A Memorial Day tribute: Minnesota author uncovers the journey of silent WWII hero
WINDOM — “Memorial Day is a day to reflect on the true costs of war, and grieve for those who have fallen.”
The post’s Girls and Boys State representatives, Michaela Hacker and Aaron Axford, both echoed Kaye’s theme in their Memorial Day speeches.
“When I was asked to write a speech about what Memorial Day meant to me, I asked myself, ‘How did they do it?’” Axford said. “‘How did they drop everything they were doing to go off to war?’
“Then I realized they each had someone worth fighting for. They had someone in their heart that they would risk their life for and protect what they love.”
Axford and Hacker each reminded people that the fallen veterans left families and friends behind, and they — as well as the veterans — should be honored daily.
“While we can’t have a ceremony every day, what we can do is take a few seconds out of our day and remember those who have sacrificed for this country,” Hacker said. “We shouldn’t stop fighting for them, because they never stopped fighting for us.”
Kaye shared her story about growing up in a household where post traumatic stress disorder (PTSD) ruled, and how what once was a distant relationship with her father blossomed into love and understanding.
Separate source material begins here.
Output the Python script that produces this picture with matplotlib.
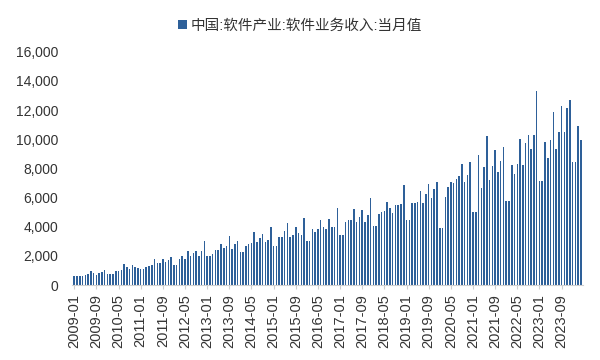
import matplotlib
matplotlib.use("Agg")
import matplotlib.pyplot as plt
import numpy as np
import pandas as pd

plt.rcParams['font.family'] = ['Liberation Sans', 'Noto Sans CJK SC', 'DejaVu Sans']

serie_nome = "中国:软件产业:软件业务收入:当月值"

# valores mensais (亿元), 2009-01 .. 2024-04
v2009 = [640, 640, 640, 600, 710, 760, 970, 850, 710, 800, 880, 1030]
v2010 = [780, 780, 760, 970, 1000, 1030, 1420, 1220, 1080, 1360, 1220, 1200]
v2011 = [1080, 1080, 1260, 1330, 1380, 1790, 1540, 1540, 1770, 1620, 1700, 1910]
v2012 = [1400, 1400, 1790, 2000, 1820, 2320, 2000, 2180, 2350, 1980, 2320, 3030]
v2013 = [2000, 2000, 2140, 2390, 2400, 2810, 2580, 2670, 3380, 2460, 2830, 3030]
v2014 = [2250, 2250, 2710, 2830, 2920, 3610, 2990, 3220, 3520, 2970, 3100, 3980]
v2015 = [2710, 2710, 3290, 3330, 3720, 4250, 3330, 3450, 3980, 3560, 3450, 4570]
v2016 = [3030, 3030, 3860, 3610, 3880, 4480, 4020, 3880, 4530, 4000, 3980, 5290]
v2017 = [3430, 3430, 4350, 4480, 4480, 5220, 4300, 4670, 5170, 4320, 4800, 5980]
v2018 = [4070, 4070, 4900, 5030, 5100, 5700, 5260, 4940, 5490, 5470, 5590, 6900]
v2019 = [4480, 4480, 5630, 5660, 5700, 6480, 5630, 6250, 6960, 5980, 6620, 7080]
v2020 = [3910, 3910, 6050, 6710, 7080, 7010, 7290, 7470, 8320, 7080, 7520, 8440]
v2021 = [4990, 4990, 8920, 6670, 8090, 10230, 7200, 8160, 9260, 7750, 8510, 9490]
v2022 = [5790, 5790, 8210, 7590, 8340, 10000, 8230, 9720, 10280, 9360, 10320, 13330]
v2023 = [7130, 7130, 9840, 8690, 9950, 11840, 9310, 10510, 12300, 10510, 12180, 12710]
v2024 = [8460, 8460, 10920, 9930]

valores = (v2009 + v2010 + v2011 + v2012 + v2013 + v2014 + v2015 + v2016
           + v2017 + v2018 + v2019 + v2020 + v2021 + v2022 + v2023 + v2024)
meses = pd.period_range("2009-01", periods=len(valores), freq="M")
rotulos = [m.strftime("%Y-%m") for m in meses]

fig = plt.figure(figsize=(6, 3.6), dpi=100)
ax = fig.add_axes([0.12, 0.208, 0.852, 0.648])

x = np.arange(len(valores))
barras = ax.bar(x, valores, width=0.55, color="#2E6099", label=serie_nome)

ax.set_ylim(0, 16000)
ax.set_yticks(np.arange(0, 16001, 2000))
ax.set_yticklabels([f"{v:,}" for v in range(0, 16001, 2000)])
ax.set_xlim(-0.8, len(valores) - 0.2)

pos = x[::8]
ax.set_xticks(pos)
ax.set_xticklabels([rotulos[i] for i in pos], rotation=90)

for lado in ["top", "right", "left"]:
    ax.spines[lado].set_visible(False)
ax.spines["bottom"].set_color("#d0d0d0")
ax.tick_params(axis="y", length=0, labelsize=10, colors="#333333", pad=10)
ax.tick_params(axis="x", length=3, color="#d0d0d0", labelsize=10.5, colors="#333333")

fig.legend(handles=[barras], loc="upper center", bbox_to_anchor=(0.5, 0.985),
           frameon=False, fontsize=10.5, handlelength=0.6, handleheight=0.6,
           handletextpad=0.3, labelcolor="#333333")

plt.savefig("out.png", dpi=100)
plt.close()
Kaye’s father, Charles Willsher, received the Distinguished Service Cross for his service in the 9th Infantry Division during WWII. The book includes parts of Willsher’s memoirs of his experience during the war, and Kaye’s journey of forgiveness and healing after a 40-year estrangement.
“Growing up, my mother and I never understood what was wrong — we never knew how to fix it,” she said. “My father suffered from what is now known as PTSD, but I never truly understood until his memoir was finished.”
During the Memorial Day program, Kaye read an excerpt from her father’s memoir, which tells the story of World War II from his perspective.
“I stood up and fired my bayonet, killing or seriously injuring three Germans, I felt the blood running down the right side of my face from where I’ve been injured in my ear, I realized then I was now partially deaf in that ear,” Kaye read. “I also saw the blood running down my leg from a bayonet wound, but my next thought was to help my fellow soldiers who were with me. We were all shaking and waiting for the same thing to happen all over again … we lost 50 men that day.”
Kaye explained that for the rest of her father’s life, her was plagued with a variety of physical problems and severe PTSD that resulted primarily from having killed others in hand-to-hand combat.
“When my father was in the face of danger, his first thought was to protect others, and I now understand that he wanted to protect his family from the horrors that he experienced,” Kaye said.
Since the 1980s, PTSD has been recognized and treated, but the need and opportunities to heal secondary or trans-generational PTSD has gone largely unrecognized. The book touches on methods and guidelines for healing and reconciling that may prove helpful for families everywhere.
“Where there has been war, there has always been PTSD,” she said. “Between 20 and 30 percent of combat war veterans suffer from PTSD, and it costs this country $2 billion. Every veteran who suffers from PTSD and seeks treatment costs (the country) around $8,300 a year.”
Kaye concluded by reminding people that as we remember the fallen, we remember all of our veterans, and what the costs of war are.
“As we reflect today, we should remember the true costs or war and to listen without judgement to the stories that are locked in the heads and hearts of combat war veterans,” Kaye said.